What time better than midterm season to look back at my time in Rome, eh? We start in the Pantheon, which is actually unreal. Even with all the people there, like the Chinese couple I saw using it as an opportunity for a photoshoot (I am srs, this man had a huge variety of intense camera lenses and the woman had multiple scarves to do outfit changes as she posed it up), it is ~breathtaking~. Very much one of those buildings that you see in person and stop in your tracks and go, I understand what the postcards are about! Shit!
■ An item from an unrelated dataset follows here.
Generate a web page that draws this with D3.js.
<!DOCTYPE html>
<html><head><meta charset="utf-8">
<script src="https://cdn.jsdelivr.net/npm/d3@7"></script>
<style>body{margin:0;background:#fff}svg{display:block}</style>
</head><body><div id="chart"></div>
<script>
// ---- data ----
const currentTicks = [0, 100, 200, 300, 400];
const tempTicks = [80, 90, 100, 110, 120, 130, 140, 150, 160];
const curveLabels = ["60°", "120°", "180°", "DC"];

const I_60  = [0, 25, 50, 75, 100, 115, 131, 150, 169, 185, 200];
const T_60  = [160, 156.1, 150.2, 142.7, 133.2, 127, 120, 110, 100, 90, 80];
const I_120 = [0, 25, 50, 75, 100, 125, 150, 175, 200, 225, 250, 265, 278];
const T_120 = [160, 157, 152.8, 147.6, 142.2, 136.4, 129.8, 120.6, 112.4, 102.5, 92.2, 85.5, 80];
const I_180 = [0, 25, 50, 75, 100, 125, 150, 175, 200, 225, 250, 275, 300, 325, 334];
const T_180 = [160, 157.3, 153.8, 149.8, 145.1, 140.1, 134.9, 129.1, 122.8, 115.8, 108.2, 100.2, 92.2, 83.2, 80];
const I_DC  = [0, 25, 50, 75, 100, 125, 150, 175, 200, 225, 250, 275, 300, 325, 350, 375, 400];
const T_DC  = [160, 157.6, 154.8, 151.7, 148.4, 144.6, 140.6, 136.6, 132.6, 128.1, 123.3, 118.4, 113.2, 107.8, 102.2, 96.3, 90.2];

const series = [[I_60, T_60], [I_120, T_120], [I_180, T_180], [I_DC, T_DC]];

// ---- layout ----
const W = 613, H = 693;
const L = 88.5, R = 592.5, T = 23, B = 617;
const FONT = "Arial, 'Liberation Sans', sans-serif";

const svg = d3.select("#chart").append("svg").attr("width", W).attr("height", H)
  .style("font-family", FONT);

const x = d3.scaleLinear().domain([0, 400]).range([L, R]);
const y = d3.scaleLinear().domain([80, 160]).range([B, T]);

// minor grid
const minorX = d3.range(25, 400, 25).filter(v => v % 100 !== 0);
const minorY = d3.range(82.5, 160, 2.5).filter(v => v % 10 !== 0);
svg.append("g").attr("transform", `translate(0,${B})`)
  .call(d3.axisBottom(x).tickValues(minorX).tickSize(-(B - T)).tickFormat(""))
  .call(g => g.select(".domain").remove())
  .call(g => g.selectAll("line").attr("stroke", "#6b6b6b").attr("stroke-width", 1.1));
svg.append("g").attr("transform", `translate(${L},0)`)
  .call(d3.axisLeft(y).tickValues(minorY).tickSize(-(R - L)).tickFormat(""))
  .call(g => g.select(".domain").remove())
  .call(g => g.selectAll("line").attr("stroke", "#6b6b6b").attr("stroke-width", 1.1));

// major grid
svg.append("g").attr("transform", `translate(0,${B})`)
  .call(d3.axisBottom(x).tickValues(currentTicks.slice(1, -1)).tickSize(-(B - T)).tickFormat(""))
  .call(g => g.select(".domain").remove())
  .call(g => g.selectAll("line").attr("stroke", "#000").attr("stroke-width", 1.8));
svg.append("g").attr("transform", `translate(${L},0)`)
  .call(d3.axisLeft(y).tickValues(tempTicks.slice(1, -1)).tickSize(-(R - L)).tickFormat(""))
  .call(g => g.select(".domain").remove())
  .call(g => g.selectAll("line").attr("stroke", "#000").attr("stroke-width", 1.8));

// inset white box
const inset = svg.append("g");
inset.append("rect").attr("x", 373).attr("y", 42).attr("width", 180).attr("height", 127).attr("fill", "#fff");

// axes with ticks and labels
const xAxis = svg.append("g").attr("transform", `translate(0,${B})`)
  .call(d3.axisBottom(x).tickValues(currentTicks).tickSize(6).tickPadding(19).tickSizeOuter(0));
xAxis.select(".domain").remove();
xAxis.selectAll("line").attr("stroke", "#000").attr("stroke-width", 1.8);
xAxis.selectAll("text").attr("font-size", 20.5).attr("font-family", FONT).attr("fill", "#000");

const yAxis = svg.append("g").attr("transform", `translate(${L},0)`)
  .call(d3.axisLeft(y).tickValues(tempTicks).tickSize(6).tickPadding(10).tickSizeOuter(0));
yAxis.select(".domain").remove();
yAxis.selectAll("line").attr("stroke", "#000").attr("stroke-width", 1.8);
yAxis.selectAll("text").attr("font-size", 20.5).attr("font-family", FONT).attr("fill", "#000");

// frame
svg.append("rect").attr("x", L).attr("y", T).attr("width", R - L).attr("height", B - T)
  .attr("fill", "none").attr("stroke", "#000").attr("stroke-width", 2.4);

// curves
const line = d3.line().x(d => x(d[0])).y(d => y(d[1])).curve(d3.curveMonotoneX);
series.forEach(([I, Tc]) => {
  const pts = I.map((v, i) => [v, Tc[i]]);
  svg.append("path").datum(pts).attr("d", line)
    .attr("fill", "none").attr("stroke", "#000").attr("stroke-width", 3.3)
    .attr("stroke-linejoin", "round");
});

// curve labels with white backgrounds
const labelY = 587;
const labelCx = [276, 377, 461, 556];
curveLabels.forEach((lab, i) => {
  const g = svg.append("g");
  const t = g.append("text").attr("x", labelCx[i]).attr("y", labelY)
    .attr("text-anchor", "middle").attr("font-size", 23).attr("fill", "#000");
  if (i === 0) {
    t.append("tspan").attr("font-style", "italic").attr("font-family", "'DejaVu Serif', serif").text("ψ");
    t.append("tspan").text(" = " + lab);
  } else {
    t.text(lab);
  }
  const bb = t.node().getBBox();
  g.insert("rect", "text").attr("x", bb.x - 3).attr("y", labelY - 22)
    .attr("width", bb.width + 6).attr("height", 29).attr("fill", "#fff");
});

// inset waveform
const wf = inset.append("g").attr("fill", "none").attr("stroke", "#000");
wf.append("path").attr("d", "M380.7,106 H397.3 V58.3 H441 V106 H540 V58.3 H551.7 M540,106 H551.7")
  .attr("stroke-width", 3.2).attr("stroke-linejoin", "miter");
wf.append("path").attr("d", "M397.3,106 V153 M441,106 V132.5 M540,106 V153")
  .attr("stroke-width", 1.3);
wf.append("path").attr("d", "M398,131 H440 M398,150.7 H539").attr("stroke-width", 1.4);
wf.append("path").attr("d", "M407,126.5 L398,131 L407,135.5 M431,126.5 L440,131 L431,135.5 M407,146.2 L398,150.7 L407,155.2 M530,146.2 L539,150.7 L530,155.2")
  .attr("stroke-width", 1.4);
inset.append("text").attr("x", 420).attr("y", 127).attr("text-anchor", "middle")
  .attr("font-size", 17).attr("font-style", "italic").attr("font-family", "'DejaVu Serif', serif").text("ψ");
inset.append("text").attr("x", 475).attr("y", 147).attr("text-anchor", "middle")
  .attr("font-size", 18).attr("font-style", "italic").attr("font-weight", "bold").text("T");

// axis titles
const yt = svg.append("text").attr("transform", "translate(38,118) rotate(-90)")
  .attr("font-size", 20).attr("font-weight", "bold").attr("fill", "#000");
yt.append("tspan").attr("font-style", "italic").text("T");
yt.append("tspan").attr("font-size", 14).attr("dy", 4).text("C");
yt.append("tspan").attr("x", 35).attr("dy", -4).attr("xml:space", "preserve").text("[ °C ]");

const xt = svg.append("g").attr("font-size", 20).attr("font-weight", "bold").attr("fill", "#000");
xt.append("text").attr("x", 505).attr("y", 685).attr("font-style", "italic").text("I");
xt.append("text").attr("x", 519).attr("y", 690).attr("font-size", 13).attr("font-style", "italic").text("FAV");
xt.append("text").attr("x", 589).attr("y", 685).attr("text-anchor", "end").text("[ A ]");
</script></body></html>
There are lots of fun facts that I learned from the audio tour on the Rick Steves in Europe app, but I have forgotten them. I do remember that this altar has changed according to the dominant religious and theological views of the time. Now, it’s Jesus and a Catholic cross, but back in the earliest days it was for Jupiter, the Ancient Roman god.
I always wonder what the people who work gift shop and custodial and everyday kinda jobs at these fancy tourist spots think about. To them, are we just fools gawking at their everyday background? Do they ever stop to look up and gawk themselves?
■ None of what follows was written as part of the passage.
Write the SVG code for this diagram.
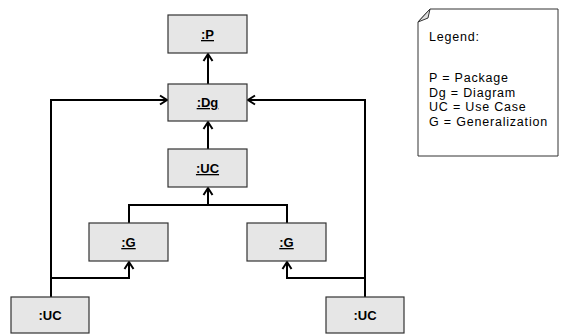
<svg xmlns="http://www.w3.org/2000/svg" width="562" height="334" viewBox="0 0 562 334">
<style>
.box{fill:#e6e6e6;stroke:#333;stroke-width:1.2}
.lbl{font-family:"Liberation Sans",Arial,sans-serif;font-size:13px;font-weight:bold;fill:#000;text-anchor:middle}
.u{text-decoration:underline}
.edge{fill:none;stroke:#000;stroke-width:2}
.leg{font-family:"Liberation Sans",Arial,sans-serif;font-size:12.5px;letter-spacing:0.8px;fill:#000}
</style>
<defs>
<marker id="ah" markerWidth="12" markerHeight="12" refX="10" refY="6" orient="auto" markerUnits="userSpaceOnUse">
<path d="M3,1.5 L10,6 L3,10.5" fill="none" stroke="#000" stroke-width="2"/>
</marker>
</defs>
<rect width="562" height="334" fill="#fff"/>
<g id="connectors">
<path class="edge" d="M208,84 V54" marker-end="url(#ah)"/>
<path class="edge" d="M208,149 V122" marker-end="url(#ah)"/>
<path class="edge" d="M51,297 V100 H167" marker-end="url(#ah)"/>
<path class="edge" d="M365,297 V100 H248" marker-end="url(#ah)"/>
<path class="edge" d="M129,223 V205 H287 V223"/>
<path class="edge" d="M208,205 V188" marker-end="url(#ah)"/>
<path class="edge" d="M51,278 H129 V262" marker-end="url(#ah)"/>
<path class="edge" d="M365,278 H287 V262" marker-end="url(#ah)"/>
</g>
<g id="P"><rect class="box" x="168" y="15" width="79" height="38"/><text class="lbl u" x="207.5" y="39">:P</text></g>
<g id="Dg"><rect class="box" x="168" y="84" width="79" height="37"/><text class="lbl u" x="207.5" y="107">:Dg</text></g>
<g id="UC"><rect class="box" x="168" y="149" width="79" height="38"/><text class="lbl u" x="207.5" y="173">:UC</text></g>
<g id="G1"><rect class="box" x="89" y="223" width="79" height="38"/><text class="lbl u" x="128.5" y="247">:G</text></g>
<g id="G2"><rect class="box" x="247" y="223" width="79" height="38"/><text class="lbl u" x="286.5" y="247">:G</text></g>
<g id="UC1"><rect class="box" x="11" y="297" width="78" height="36"/><text class="lbl" x="50" y="320">:UC</text></g>
<g id="UC2"><rect class="box" x="326" y="297" width="78" height="36"/><text class="lbl" x="365" y="320">:UC</text></g>
<g id="legend">
<path d="M430,9 H558 V156 H418 V22 Z" fill="#fff" stroke="#333" stroke-width="1"/>
<path d="M418,22 L430,9 L428,18 Z" fill="#ddd" stroke="#333" stroke-width="1"/>
<text class="leg" x="429" y="41">Legend:</text>
<text class="leg" x="429" y="82">P = Package</text>
<text class="leg" x="429" y="96.5">Dg = Diagram</text>
<text class="leg" x="429" y="111">UC = Use Case</text>
<text class="leg" x="429" y="125.5">G = Generalization</text>
</g>
</svg>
This is Rafael’s tomb! I was reading the little plaque about him and thinking about his life and work and getting all in my feelings and started to tear up… and then I heard a conversation behind me between a couple Americans that went something like –
Mom: Look, Rafael is buried here! The man the ninja turtle is named after!
Son: Oh my god. Wait. RAFAEL IS DEAD?!?
– and then I was snapped out of my feelings and had to stifle laughter. Americans deserve our reputation for being horrible guests in other countries.
OK out now! The square in front of the Pantheon is so busy all the time and it still blows my mind how so much modern life just happens in and around ancient buildings.
Our hotel walls were painted to appeal to hapless tourists like us.
I did the first half of the Rick Steves’ audio tour on his app today, starting at the Campo de’ Fiori. During the day it’s kind of like a farmer’s market vibe, but I get the impression a lot of the vendors just target tourists rather than it being a place for actual Romans to shop. One of the guys selling cabbages yelled “Konichiwa” at me which was a surprisingly racist start to my day.
Loved this show of EU solidarity!
The center of this square has a statue of a monk called Bruno, an outspoken Dominican priest who ended up getting kicked out of Italy, the Calvinists, the UK, the Lutherans in Germany, before finally getting burned right here by the Inquisition. Chilling, right?
The next stop on the tour was Palazzo Farnese.
Another tourist hot spot now, the Piazza Navona, home to the Four Rivers Fountain. Bernini’s fountain has four river gods on each corner symbolizing four rivers and continents – Danube for Europe, holding the coat of arms of the pope who commissioned this; Ganges for Asia, sitting on a palm tree; the Nile for Africa, with a cloth over his head because the Nile’s headwaters were still unknown then; and the Rio de la Plata of Uruguay for the Americas, sitting on coins to symbolize the wealth of the New World.
The Church of Saint Agnes lines one side of the Piazza and on the far side a fountain with more river gods and Neptune in the middle. It was so so hot and sunny on this day and no shade in the middle of the piazza so I remember being grumpy, trying to convince myself to stay and appreciate the ~art and architecture, but inevitably eager to get out of the sun as soon as I could anyway.
We had lunch at a small restaurant by our hotel. On this trip I really tried to speak Italian when ordering food and I was obviously super bad, but most people seemed to appreciate the effort and were absurdly encouraging of my truly awful pronunciation. It made me sad because it probably means most Americans who visit don’t make an effort to learn about the place we’re guests in and just spout English expecting them to accommodate us.
Our next destination was the Musei Capitolini, but we randomly stumbled across this beautiful courtyard. And when I say randomly stumbled I literally mean it, because we were just walking down a street, happened to turn to the side where an open door led to this. What the hell! How random and lovely!
Here we are at the Capitoline Museums, on top of the Capitoline Hill and behind that huge monument to Victor Emmanuel. The statue in the courtyard is a copy of an original one sitting inside the museum of Emperor Marcus Aurelius and some other prominent art and archeological things they have include the Capitoline Wolf, Bernini’s Medusa, and enough beautiful ceilings to make a gal named Max cry. That’s me, I’m the one pushed to tears by pretty colors.
Touristing is really tiring when it’s hot and I walked at least 15,000 steps at this point so I was real tired. I realized just how miserable it is to push yourself to do stuff just because you think you “should”, because then you’re left grumpy and your feet hurt and you can’t even appreciate stuff you know you would if you were just a little more rested.
A very famous early sculpture of a wolf had Romulus and Remus added later to fit with the mythology of Rome’s creation.
OK thank u for puttin’ your eyeballs on my photos! I hope it was worthwhile for you, and now I will get back to my political theory homework.